The Advent of the Age 50 catch-Up election and 15-year catch-Up Impact

Years ago, the 15-year catch¬up election was the only method of increasing one’s 402(g) elective deferral limit. In addition, other contribution limits greatly restricted what employees could defer into their 403(b) plans. However, over time those contribution limits were either eliminated or greatly relaxed, and the age 50 catch-up election, which permits an increase in the 402(g) elective deferral limit of $5,500 without restriction, was added. Thus it can be argued that the use of a 15-year catch-up election has become less essential.

In addition, the IRS requires coordination between the 15-year and age 50 catch-up elections that can lead to problems. This issue comes into play when an individual is eligible for both the age 50 catch-up election and the 15-year catch-up election. The IRS has an ordering rule which states that if the basic 402(g) limit on elective deferrals is exceeded, any excess is first attributed to the use of the 15-year catch-up election. Thus, if a participant is eligible for both elections, the 15-year catch-up election must be calculated even if the intent of the participant was to use the far less complicated age 50 catch-up election.

Let’s use an example to illustrate the complexity of the interaction of these limits. Let’s say a participant who is age 50 and otherwise satisfied the requirements of the 15-year catch-up election (that is, he has completed 15 years of service, his average lifetime deferral with the employer does not exceed $5,000 and cumulative excesses under the election do not exceed $15,000).

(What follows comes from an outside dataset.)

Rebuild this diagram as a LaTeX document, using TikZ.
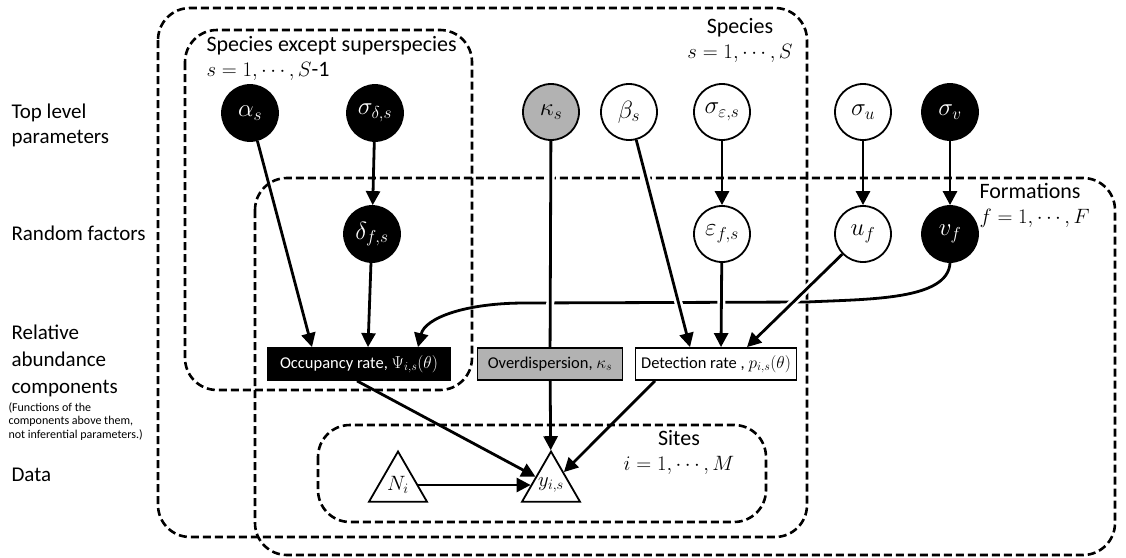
\documentclass[tikz,border=0pt]{standalone}
\usepackage{fontspec}
\setmainfont{Carlito}
\usetikzlibrary{arrows.meta,shapes.geometric}
\tikzset{
  plate/.style={draw,dash pattern=on 8pt off 4pt,line width=2.6pt,rounded corners=32pt},
  param/.style={circle,draw,line width=1.8pt,minimum size=56pt,inner sep=0pt,font=\fontsize{23}{26}\selectfont},
  blackpar/.style={param,fill=black,text=white},
  disp/.style={param,fill=black!30},
  func/.style={draw,line width=1.8pt,minimum height=32pt,inner sep=2pt,font=\fontsize{16.5}{19}\selectfont},
  obs/.style={regular polygon,regular polygon sides=3,draw,line width=1.8pt,minimum size=67pt,inner sep=0pt},
  edge/.style={line width=2.8pt,-{Triangle[length=14pt,width=14pt]}},
  bridge/.style={preaction={draw=white,line width=8pt,-,shorten <=8pt,shorten >=18pt}},
  rowlab/.style={anchor=west,align=left,font=\fontsize{21}{25}\selectfont},
  platelab/.style={font=\fontsize{22}{25}\selectfont}
}
\begin{document}
\begin{tikzpicture}[x=1pt,y=-1pt]
  \useasboundingbox (0,0) rectangle (1126,557);
  \draw[plate] (158,8) rectangle (807,537);
  \draw[plate] (185,30) rectangle (472,390);
  \draw[plate] (255,178) rectangle (1115,555);
  \draw[plate] (318,425) rectangle (766,522);
  \node[platelab,align=center] (spl) at (740,40) {Species\\$s=1,\cdots,S$};
  \node[platelab,anchor=north west,align=left] (subl) at (203,33) {Species except superspecies\\$s=1,\cdots,S$-1};
  \node[platelab,anchor=north west,align=left] (fl) at (976,180) {Formations\\$f=1,\cdots,F$};
  \node[platelab,align=center] (sl) at (679,452) {Sites\\$i=1,\cdots,M$};
  \node[rowlab] (top) at (8,125) {Top level\\parameters};
  \node[rowlab] (rand) at (8,233) {Random factors};
  \node[rowlab,font=\fontsize{21}{27}\selectfont] (rel) at (8,361) {Relative\\abundance\\components};
  \node[anchor=north west,align=left,font=\fontsize{12}{13.5}\selectfont] (note) at (5,399) {(Functions of the\\components above them,\\not inferential parameters.)};
  \node[rowlab] (data) at (8,475) {Data};
  \node[blackpar] (alpha) at (250,113) {$\alpha_s$};
  \node[blackpar] (sigd) at (375,113) {$\sigma_{\delta,s}$};
  \node[disp] (kappa) at (551,112) {$\kappa_s$};
  \node[param] (beta) at (629,112) {$\beta_s$};
  \node[param] (sige) at (722,112) {$\sigma_{\varepsilon,s}$};
  \node[param] (sigu) at (863,112) {$\sigma_u$};
  \node[blackpar] (sigv) at (950,112) {$\sigma_v$};
  \node[blackpar] (delta) at (372,234) {$\delta_{f,s}$};
  \node[param] (eps) at (722,234) {$\varepsilon_{f,s}$};
  \node[param] (u) at (863,234) {$u_f$};
  \node[blackpar] (v) at (950,234) {$v_f$};
  \node[func,fill=black,text=white,minimum width=182pt] (occ) at (359,364) {Occupancy rate, $\Psi_{i,s}(\theta)$};
  \node[func,fill=black!30,minimum width=145pt] (over) at (550,364) {Overdispersion, $\kappa_s$};
  \node[func,fill=white,minimum width=161pt] (det) at (716,364) {Detection rate , $p_{i,s}(\theta)$};
  \node[obs,label={[font=\fontsize{22}{24}\selectfont]center:$N_i$}] (N) at (398,485) {};
  \node[obs,label={[font=\fontsize{22}{24}\selectfont]center:$y_{i,s}$}] (y) at (551,485) {};
  \coordinate (cr) at (807,302);
  \coordinate (cl) at (525,303);
  \draw[edge] (v.south) .. controls (948,300) and (870,299) .. (cr) -- (cl) .. controls (465,303) and (425,318) .. ([xshift=59pt]occ.north);
  \draw[edge] (alpha) -- ([xshift=-47pt]occ.north);
  \draw[edge] (sigd) -- (delta);
  \draw[edge] (delta) -- ([xshift=9pt]occ.north);
  \draw[line width=2.8pt,bridge] (kappa) -- (over);
  \draw[edge,bridge] (beta) -- ([xshift=-26pt]det.north);
  \draw[edge] (sige) -- (eps);
  \draw[edge,bridge] (eps) -- ([xshift=5pt]det.north);
  \draw[edge] (sigu) -- (u);
  \draw[edge,bridge] (u) -- ([xshift=31pt]det.north);
  \draw[edge] (sigv) -- (v);
  \draw[edge] ([xshift=-2pt]occ.south) -- (y);
  \draw[edge] (over) -- (y);
  \draw[edge] ([xshift=-61pt]det.south) -- (y);
  \draw[edge] (N) -- (y);
\end{tikzpicture}
\end{document}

He wishes to utilize the age 50 catch-up to defer $23,000 in 2013 (the $17,500 general limit plus the $5,500 age-50 catch-up).

However, since the participant also qualifies for the 15-year catch-up election, the first $3,000 of the $5,500 excess is considered to be a 15-year catch-up contribution (the maximum amount that can be utilized under the 15-year catch-up election), while the remaining $2,500 is attributable to the age 50 catch-up. Since this $3,000 will count against the $15,000 cumulative limit on excesses under the 15-year¬catch up election, it is possible that if the participant defers in similar fashion in future years and later wishes to defer under both the 15-year and age 50 catch¬up elections, he may find that the 15¬year catch-up limit has been exhausted even though he believes that it had never been used!

More importantly, this interaction requires that the 15-year catch-up calculation — a calculation that we already know is complex and prone to error — must be performed in such situations. In fact, 15-year catch-up election failures are one of the primary defects uncovered in IRS audits of 403(b) plans.

Conclusion

Due to the complexity, lack of historical data, the general relaxing of contribution limits and IRS audit potential, a growing number of 403(b) plan sponsors avoid the calculation entirely by only permitting the age 50 catch-up election and prohibiting the use of the 15-year catch-up election. (We have been told by an IRS senior staffer in the Audit Division that the IRS has noted that many K-12 employers do not offer the 15-plus years of service catch¬up — but that many higher education employers do.) Generally, plan sponsors permit existing elections to continue until limits have been exhausted, but do not permit new 15-year catch-up elections. It is probably premature to identify this trend as a permanent one, but it will be interesting to see whether the 15-year catch-up election becomes a “dinosaur” in the next five to 10 years or beyond.